The Canal Committee reported that they had received a petition from the tenants of Nos 66. to 86. Cheltenham Street, asking to be allowed to cultivate that portion of the canal which has been filled in, adjoining the gardens at the rear of their respective premises, and also asking for a fence to be erected along the canal towing path to enclose the land.

It was resolved:

(1) That the land be let to the occupiers of the respective houses for cultivation at a rent of 2s per plot per annum, the land to be let rent free up to March 25th next.

(2) That it be an instruction to the Borough Surveyor to erect a fence at an estimated cost of £6 to enclose the land, leaving sufficient land to make the canal towing path 10ft wide at that point.

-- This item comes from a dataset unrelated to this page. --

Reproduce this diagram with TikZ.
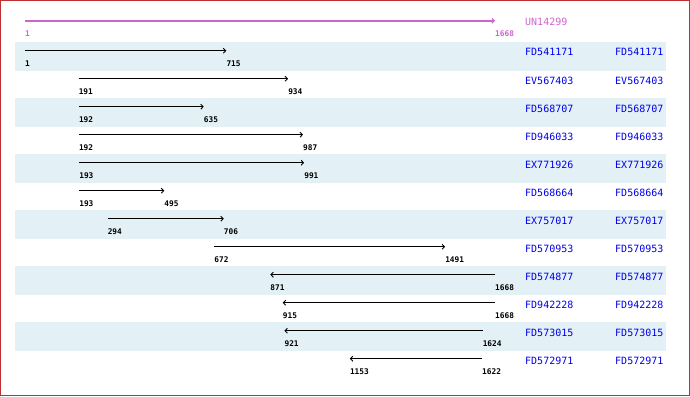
\documentclass[tikz,border=0pt]{standalone}
\usepackage{fontspec}
\setmonofont{DejaVu Sans Mono}
\usepackage{tikz}
\usetikzlibrary{arrows.meta,positioning}
\definecolor{hitblue}{RGB}{0,0,238}
\definecolor{qrypurple}{RGB}{204,102,204}
\definecolor{bandblue}{RGB}{227,240,245}
\definecolor{frmred}{RGB}{192,48,48}
\tikzset{
  hitarr/.style={-{Straight Barb[length=2.4pt,width=5pt]}, black, line width=0.9pt},
  qryarr/.style={-{Straight Barb[length=2.4pt,width=5pt,line width=1pt]}, qrypurple, line width=1.8pt},
  poslab/.style={font=\ttfamily\bfseries\fontsize{7.8}{8}\selectfont, anchor=west, inner sep=0pt},
  namelab/.style={font=\ttfamily\fontsize{10}{10}\selectfont, text=hitblue, anchor=west, inner sep=0pt},
  band/.style={fill=bandblue},
}
\begin{document}
\begin{tikzpicture}[x=1pt,y=-1pt]
\useasboundingbox (0,0) rectangle (690,396);
%---- frame and bands
\draw[frmred, line width=1.4pt] (0.7,0.7) rectangle (689.3,395.3);
\foreach \r in {1,3,...,11}{
  \fill[band] (15,{42+(\r-1)*28}) rectangle (666,{71+(\r-1)*28});}
%---- the query
\coordinate (qs) at (25,20.7);
\coordinate (qe) at (495,20.7);
\draw[qryarr] (qs) -- (qe);
\node[poslab, text=qrypurple] (q1) at (25,33.5) {1};
\node[poslab, text=qrypurple] (q2) at (495,33.5) {1668};
\node[namelab, text=qrypurple] (qn) at (525,22) {UN14299};
%---- the hits
\foreach \nm/\a/\b [count=\r] in {FD541171/1/715, EV567403/191/934,
    FD568707/192/635, FD946033/192/987, EX771926/193/991,
    FD568664/193/495, EX757017/294/706, FD570953/672/1491,
    FD574877/1668/871, FD942228/1668/915, FD573015/1624/921,
    FD572971/1622/1153}{
  \pgfmathsetmacro\yy{50.7+(\r-1)*28}
  \pgfmathsetmacro\xa{25+(\a-1)/1667*470}
  \pgfmathsetmacro\xb{25+(\b-1)/1667*470}
  \coordinate (s\r) at (\xa,\yy);
  \coordinate (e\r) at (\xb,\yy);
  \draw[hitarr] (s\r) -- (e\r);
  \node[poslab] (sl\r) at (\xa,\yy+13) {\a};
  \node[poslab] (el\r) at (\xb,\yy+13) {\b};
  \node[namelab] (n\r) at (525,\yy+1.7) {\nm};
  \node[namelab] (m\r) at (615,\yy+1.7) {\nm};}
\end{tikzpicture}
\end{document}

Councillor Burson: You are not only going to let them have this land for nothing, but you intend to fence it for them. Is it right that the ratepayers should be called upon to find this money? I move that this go back for re-consideration and for a more business-like proposal. It is very unjust.

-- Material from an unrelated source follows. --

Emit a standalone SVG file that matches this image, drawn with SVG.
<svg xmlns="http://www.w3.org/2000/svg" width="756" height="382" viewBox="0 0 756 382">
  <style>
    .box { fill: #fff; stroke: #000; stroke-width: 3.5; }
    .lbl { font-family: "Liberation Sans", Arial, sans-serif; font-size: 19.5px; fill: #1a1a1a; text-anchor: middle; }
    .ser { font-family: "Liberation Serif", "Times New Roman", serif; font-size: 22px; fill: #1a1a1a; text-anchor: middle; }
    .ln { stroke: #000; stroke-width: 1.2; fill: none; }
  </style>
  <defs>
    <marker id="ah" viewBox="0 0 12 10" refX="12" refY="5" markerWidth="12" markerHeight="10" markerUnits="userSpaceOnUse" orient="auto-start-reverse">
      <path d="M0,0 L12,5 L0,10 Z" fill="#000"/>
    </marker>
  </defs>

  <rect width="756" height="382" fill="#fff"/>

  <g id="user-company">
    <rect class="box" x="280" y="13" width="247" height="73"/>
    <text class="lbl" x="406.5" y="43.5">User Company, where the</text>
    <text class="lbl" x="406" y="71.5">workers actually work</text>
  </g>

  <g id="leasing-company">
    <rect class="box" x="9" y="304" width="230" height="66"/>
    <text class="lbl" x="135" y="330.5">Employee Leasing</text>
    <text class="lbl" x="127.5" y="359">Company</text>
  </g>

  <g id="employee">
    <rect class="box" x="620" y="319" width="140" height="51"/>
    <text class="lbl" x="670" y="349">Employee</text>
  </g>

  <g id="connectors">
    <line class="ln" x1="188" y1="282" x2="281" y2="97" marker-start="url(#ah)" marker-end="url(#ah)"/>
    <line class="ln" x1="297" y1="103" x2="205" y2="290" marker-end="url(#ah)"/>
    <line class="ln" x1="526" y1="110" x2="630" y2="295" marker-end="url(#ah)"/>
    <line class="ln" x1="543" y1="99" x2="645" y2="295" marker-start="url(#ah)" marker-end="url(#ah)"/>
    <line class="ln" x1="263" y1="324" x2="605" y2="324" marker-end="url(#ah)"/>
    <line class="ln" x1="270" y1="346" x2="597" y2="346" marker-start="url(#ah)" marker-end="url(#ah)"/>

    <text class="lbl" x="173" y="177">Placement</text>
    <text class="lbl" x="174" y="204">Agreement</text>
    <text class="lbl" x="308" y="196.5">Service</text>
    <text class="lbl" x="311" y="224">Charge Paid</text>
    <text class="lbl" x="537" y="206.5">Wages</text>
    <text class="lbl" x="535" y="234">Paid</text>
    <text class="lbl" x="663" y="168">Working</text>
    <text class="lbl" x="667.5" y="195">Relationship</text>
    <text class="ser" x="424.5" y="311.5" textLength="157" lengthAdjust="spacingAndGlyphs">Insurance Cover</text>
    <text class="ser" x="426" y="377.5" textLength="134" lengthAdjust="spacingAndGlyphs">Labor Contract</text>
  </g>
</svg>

Councillor Gilbert seconded. He preferred keeping it as an open space. Open spaces were very much needed in this vicinity and would be a great improvement.

Councillor Powell said that when they went in for their housing and planning scheme they would largely have to subsidise. If these people were going to cultivate that land they would be rendering a service to the community.

Councillor R. George supported Councillor Burson's amendment, and on the lines laid down by the ex-Mayor. They had a chance now of saving for the town land right in the centre, and land that could be made of some good to the town. What better could they have than a beauty spot there? In every way that ground might be utilised for the benefit of the town. If they did as they proposed to do another generation would condemn them. Once they allowed these people to get upon that land they would want to be recompensed for the labour and improvement they put into it, and it would only be a matter of right to. They had now a chance right in the centre of Bridge Street, Milton Street, and Fleet Street of beautifying the town. They would never regret an effort to save that land for the people. He pleaded with them to stand by the town, and they would never regret giving to Swindon a beauty spot that would save her from the ridiculous position in which the jerry builder had placed her in the past.

Councillor Evens supported the Committee.

The amendment was defeated and the recommendation of the Committee adopted.